Unfortunately, we keep getting dragged away from the only emotionally resonant portion of the film to watch Finn and Rose engage in sub-prequel hijinks on the casino planet. Everything here is forced and awful, visually uninteresting and often dark to the point of unwatchability, lousy with mawkish little kids making bug eyes at the camera as we marvel at the horror of economic inequality, and drowned in an atrocious patina of truly terrible CGI. It calls to mind the droid factory in Attack of the Clones and the pre-podrace sequence in The Phantom Menace. Most offensively, the whole Finn/Rose diversion has absolutely no importance to the forward momentum of the plot—it's utterly irrelevant, even nonsensical.*

By constantly yanking us away from Rey and Kylo, their showdown with Snoke loses any resonance it might have had. We know nothing of Snoke, nothing of his plans and plots, his hopes and desires. We have no idea why he's so angry. All we know is that he … is kind of gross looking. And strong in the Force. There's nothing to motivate him and therefore nothing for us to care about when he meets his fate; he's your standard-issue, MCU-style, evil CGI/motion capture construct. He's a twirling mustache brought to life.

And no one cares when a mustache gets trimmed.

Also—and this is a peeve that might not resonate with some of you but it vexed me greatly—Johnson tries too hard on the humor front. Just one, brief, example: The whole opening sequences involves Poe doing conference call shtick while trolling Admiral Hux (Domhnall Gleeson). It's weirdly un-Star-Wars in the sense that it feels like something you could see on any dreadful sitcom here on planet Earth; this sequence is more fit for The Big Bang Theory than a supposedly dark entry in the Star Wars canon. The Star Wars movies have always been funny, of course, and there are moments when Johnson makes it work in a Star-Wars-sort-of-way (I'd watch a whole spinoff about the put-upon Jedi nuns who live on Ahch-To and have to clean up after Luke and Rey). On the whole, though, it feels desperate and forced.

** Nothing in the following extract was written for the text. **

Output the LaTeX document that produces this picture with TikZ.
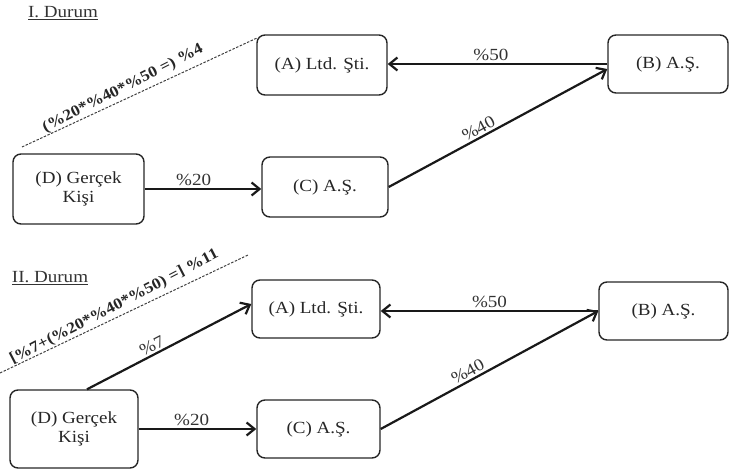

All that being said: The Porgs were pretty cute. Good job there, guys. You earned every one of those merchandising dollars that Disney's going to rake in.

*So, the whole reason, from a plot structure point of view, to get Finn, Rose, and the hacker on Snoke's ship is to have the hacker betray the Resistance to the First Order. Which, okay, fine: there's something interesting in this whole bit about shades of gray and it's nice to see our heroes fail at literally anything for once. Except, there's no way** the hacker in question would have known about the Resistance's plan to escape to the mineral planet—they were captured before Poe discovered what Admiral Effie Trinket (Laura Dern) was up to—or that the ships in question were cloaked. My point is not so much to scream "PLOT HOLE!!1!!1" as to ask why, in this 2.5-hour movie, we spend 30 minutes on something with no narrative impact whatsoever? Why are we taken away again and again from something more emotionally compelling (Rey/Kylo/Luke, yes, but also Poe/Leia/Effie) for this sub-Star-Wars-cartoon interlude? You know why we don't really care about Snoke's croak, why it feels so weightless? Because the time we could have spent learning to hate him—or learning literally anything about him, since there is no big reveal, no secret identity: Snoke is just Snoke—was wasted on the two shittiest, most boring characters in the entirety of Star Wars history: Rose and Finn.

**[update] On second viewing, there's a shot where the hacker is seen overhearing Finn and Poe talking about the plan. (Must have missed it taking notes the first time; my bad.) Again, though, the point wasn't so much to scream PLOT HOLE PLOT HOLE as to ask why we were wasting so much time on this subplot when it did nothing to move the action forward and turned what should be exciting space fantasy into a boring, overlong slog.